### EXERCISE:
Extract, in full, the lines below, beginning at the first and ending with the line that contains "const rightSeriesName = '第三方化工物流渗透率';". Pictures do not belong in the copy.

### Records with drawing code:
+++

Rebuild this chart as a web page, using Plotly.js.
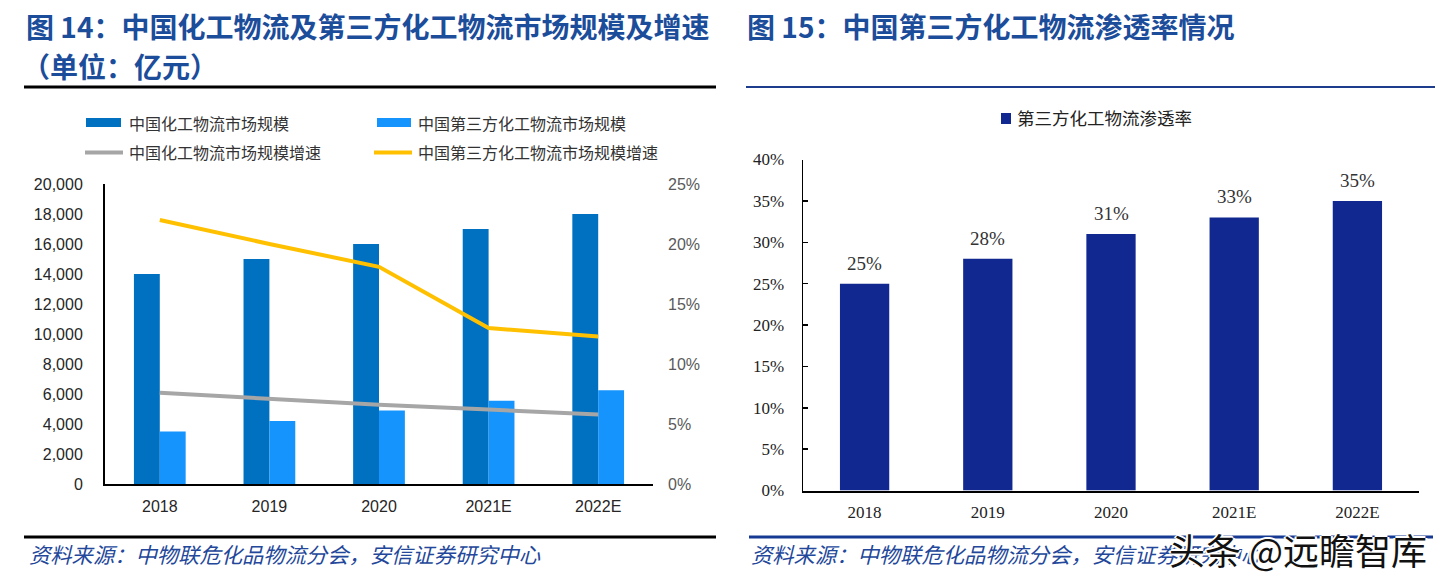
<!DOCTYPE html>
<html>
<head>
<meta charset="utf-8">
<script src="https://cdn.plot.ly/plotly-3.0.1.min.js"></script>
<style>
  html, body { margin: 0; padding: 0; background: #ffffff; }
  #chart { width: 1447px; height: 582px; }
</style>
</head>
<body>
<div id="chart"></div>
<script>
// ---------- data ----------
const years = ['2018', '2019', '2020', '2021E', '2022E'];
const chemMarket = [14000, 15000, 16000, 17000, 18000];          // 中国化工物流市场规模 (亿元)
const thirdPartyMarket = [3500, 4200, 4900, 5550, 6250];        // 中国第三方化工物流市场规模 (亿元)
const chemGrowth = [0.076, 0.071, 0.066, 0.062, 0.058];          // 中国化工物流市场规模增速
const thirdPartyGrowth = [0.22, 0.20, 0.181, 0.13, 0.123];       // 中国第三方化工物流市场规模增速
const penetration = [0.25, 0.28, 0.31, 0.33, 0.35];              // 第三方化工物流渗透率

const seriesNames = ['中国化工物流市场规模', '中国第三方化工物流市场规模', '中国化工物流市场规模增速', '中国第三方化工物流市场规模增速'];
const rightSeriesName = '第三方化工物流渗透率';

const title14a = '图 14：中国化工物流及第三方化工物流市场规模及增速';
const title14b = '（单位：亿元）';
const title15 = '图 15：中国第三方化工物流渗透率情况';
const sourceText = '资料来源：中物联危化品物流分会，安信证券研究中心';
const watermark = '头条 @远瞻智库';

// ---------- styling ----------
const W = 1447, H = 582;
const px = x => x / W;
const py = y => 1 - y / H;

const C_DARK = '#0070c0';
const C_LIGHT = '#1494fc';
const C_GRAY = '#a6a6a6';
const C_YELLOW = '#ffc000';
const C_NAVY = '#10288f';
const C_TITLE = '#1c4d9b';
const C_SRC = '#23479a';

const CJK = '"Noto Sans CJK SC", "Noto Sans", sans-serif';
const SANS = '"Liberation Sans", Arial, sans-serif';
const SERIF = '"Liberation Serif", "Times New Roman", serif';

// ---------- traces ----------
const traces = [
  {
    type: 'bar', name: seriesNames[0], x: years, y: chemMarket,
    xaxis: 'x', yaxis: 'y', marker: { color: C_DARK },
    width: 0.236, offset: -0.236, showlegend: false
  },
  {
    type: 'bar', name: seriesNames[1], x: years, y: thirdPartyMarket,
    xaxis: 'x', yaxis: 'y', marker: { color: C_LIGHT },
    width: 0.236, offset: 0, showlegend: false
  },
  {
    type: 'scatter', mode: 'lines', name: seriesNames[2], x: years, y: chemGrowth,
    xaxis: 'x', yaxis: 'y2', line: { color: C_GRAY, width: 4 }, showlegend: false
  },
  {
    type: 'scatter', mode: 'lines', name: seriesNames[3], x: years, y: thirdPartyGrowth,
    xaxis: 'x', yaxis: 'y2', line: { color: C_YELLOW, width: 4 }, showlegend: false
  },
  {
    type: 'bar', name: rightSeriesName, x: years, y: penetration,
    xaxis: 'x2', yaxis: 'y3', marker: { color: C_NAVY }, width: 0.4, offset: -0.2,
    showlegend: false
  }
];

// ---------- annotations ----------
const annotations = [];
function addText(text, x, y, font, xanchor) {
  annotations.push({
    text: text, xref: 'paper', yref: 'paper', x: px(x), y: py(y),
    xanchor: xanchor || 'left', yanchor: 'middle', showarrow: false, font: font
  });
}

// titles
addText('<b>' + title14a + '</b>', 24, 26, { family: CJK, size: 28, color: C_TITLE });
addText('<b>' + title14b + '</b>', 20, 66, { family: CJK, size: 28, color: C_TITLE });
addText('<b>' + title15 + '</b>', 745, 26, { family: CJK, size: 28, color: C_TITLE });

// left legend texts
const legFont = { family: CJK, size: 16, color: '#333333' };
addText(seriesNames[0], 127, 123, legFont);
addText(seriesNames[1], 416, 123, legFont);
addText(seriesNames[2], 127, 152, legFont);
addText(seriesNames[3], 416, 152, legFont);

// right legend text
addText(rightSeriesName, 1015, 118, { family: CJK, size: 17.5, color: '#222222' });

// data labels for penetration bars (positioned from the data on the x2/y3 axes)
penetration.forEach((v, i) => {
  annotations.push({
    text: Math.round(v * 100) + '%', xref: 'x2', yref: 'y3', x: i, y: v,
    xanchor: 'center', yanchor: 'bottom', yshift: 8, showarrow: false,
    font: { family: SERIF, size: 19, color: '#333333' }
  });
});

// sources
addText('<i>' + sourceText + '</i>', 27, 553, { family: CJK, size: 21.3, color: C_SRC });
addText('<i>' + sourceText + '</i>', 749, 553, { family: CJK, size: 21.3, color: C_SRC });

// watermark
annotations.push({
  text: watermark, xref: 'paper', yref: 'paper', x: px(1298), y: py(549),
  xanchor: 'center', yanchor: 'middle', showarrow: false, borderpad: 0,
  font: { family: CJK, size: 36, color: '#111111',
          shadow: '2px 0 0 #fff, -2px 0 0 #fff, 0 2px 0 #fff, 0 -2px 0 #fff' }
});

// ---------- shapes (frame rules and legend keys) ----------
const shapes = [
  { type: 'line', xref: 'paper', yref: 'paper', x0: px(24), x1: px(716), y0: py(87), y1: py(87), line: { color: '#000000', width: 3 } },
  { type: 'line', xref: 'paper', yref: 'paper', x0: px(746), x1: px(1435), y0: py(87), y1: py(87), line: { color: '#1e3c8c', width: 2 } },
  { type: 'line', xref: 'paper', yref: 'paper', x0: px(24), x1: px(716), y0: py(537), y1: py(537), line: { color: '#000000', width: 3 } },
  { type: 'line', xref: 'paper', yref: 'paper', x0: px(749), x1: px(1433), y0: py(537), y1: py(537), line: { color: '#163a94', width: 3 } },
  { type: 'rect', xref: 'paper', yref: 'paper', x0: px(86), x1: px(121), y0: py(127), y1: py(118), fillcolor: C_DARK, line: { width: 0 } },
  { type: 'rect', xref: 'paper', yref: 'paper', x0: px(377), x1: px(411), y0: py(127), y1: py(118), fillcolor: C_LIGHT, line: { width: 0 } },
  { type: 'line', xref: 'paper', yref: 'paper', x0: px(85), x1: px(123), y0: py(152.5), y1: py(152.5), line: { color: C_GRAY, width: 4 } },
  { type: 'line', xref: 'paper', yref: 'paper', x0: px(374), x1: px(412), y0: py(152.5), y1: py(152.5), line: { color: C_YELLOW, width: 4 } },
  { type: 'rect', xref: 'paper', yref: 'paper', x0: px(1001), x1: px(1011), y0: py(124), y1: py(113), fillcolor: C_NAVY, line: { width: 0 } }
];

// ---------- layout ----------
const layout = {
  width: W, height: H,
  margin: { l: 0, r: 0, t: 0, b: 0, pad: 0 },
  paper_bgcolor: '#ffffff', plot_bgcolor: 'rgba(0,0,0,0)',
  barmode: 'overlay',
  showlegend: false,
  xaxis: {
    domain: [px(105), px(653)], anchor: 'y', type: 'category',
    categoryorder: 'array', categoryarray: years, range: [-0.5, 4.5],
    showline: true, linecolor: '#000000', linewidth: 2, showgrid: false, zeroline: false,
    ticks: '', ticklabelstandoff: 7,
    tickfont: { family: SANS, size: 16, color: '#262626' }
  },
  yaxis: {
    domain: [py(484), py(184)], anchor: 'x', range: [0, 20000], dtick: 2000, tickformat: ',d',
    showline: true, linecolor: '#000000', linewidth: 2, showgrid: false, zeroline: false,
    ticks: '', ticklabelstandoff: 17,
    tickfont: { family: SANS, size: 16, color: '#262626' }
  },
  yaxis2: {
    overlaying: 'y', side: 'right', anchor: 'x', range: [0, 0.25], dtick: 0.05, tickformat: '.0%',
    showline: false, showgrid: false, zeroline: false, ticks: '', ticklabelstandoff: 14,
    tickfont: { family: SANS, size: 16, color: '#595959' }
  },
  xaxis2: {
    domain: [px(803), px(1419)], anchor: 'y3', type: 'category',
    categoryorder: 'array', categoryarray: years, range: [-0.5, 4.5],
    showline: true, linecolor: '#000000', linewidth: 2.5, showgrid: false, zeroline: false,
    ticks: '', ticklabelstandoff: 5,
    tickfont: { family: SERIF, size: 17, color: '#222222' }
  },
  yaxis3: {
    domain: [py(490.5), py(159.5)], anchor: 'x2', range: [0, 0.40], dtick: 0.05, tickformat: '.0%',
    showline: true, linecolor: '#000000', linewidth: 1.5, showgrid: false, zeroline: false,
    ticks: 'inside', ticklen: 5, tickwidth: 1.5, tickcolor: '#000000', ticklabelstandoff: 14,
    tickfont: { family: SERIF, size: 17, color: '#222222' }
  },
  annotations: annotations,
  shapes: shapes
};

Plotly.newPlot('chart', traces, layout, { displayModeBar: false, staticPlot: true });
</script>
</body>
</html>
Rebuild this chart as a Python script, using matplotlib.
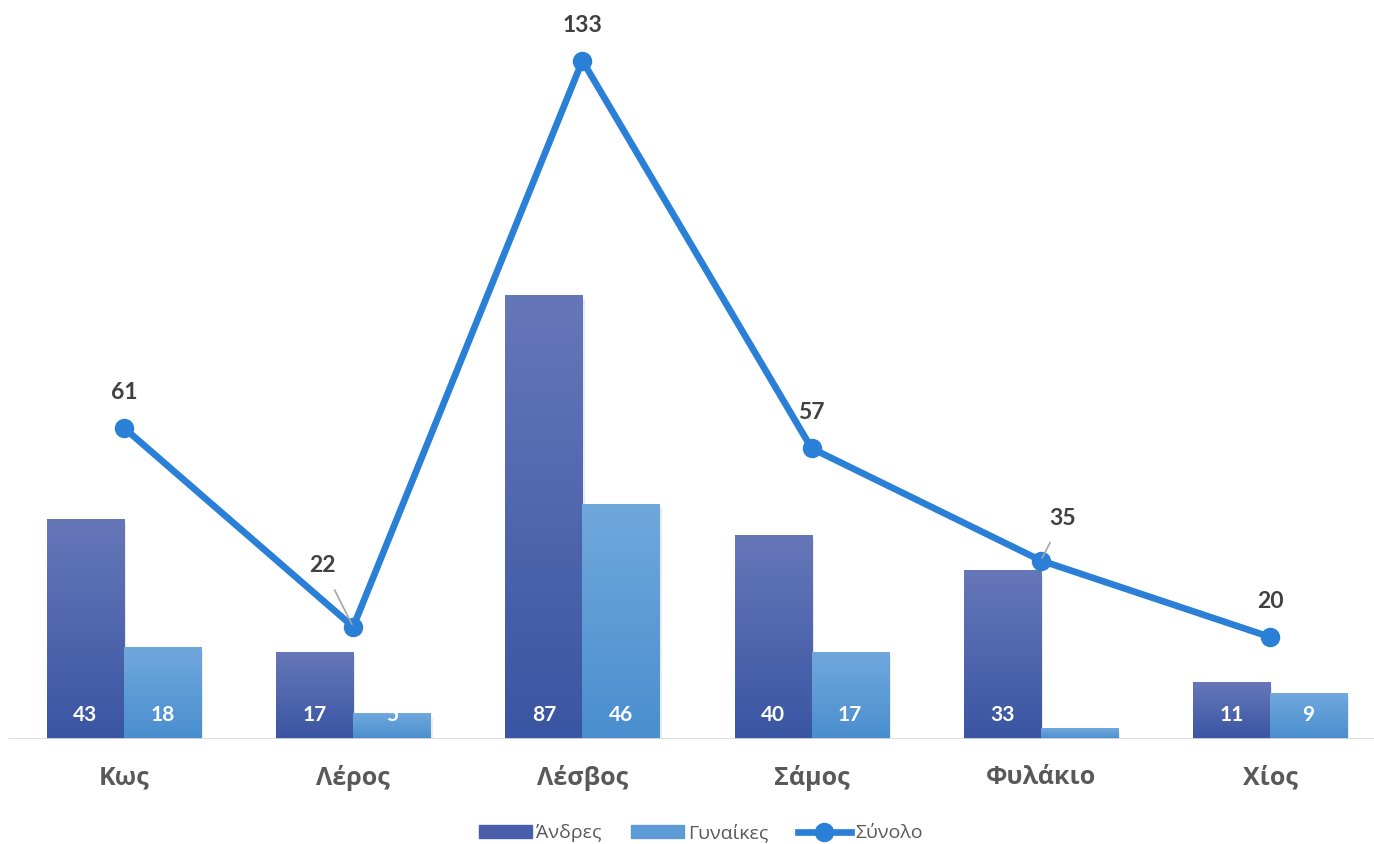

+++

### THE SOLUTION:
Rebuild this chart as a web page, using Plotly.js.
<!DOCTYPE html>
<html>
<head>
<meta charset="utf-8">
<script src="https://cdn.plot.ly/plotly-3.0.1.min.js"></script>
<style>
  html, body { margin: 0; padding: 0; background: #ffffff; }
  #chart { width: 1447px; height: 582px; }
</style>
</head>
<body>
<div id="chart"></div>
<script>
// ---------- data ----------
const years = ['2018', '2019', '2020', '2021E', '2022E'];
const chemMarket = [14000, 15000, 16000, 17000, 18000];          // 中国化工物流市场规模 (亿元)
const thirdPartyMarket = [3500, 4200, 4900, 5550, 6250];        // 中国第三方化工物流市场规模 (亿元)
const chemGrowth = [0.076, 0.071, 0.066, 0.062, 0.058];          // 中国化工物流市场规模增速
const thirdPartyGrowth = [0.22, 0.20, 0.181, 0.13, 0.123];       // 中国第三方化工物流市场规模增速
const penetration = [0.25, 0.28, 0.31, 0.33, 0.35];              // 第三方化工物流渗透率

const seriesNames = ['中国化工物流市场规模', '中国第三方化工物流市场规模', '中国化工物流市场规模增速', '中国第三方化工物流市场规模增速'];
const rightSeriesName = '第三方化工物流渗透率';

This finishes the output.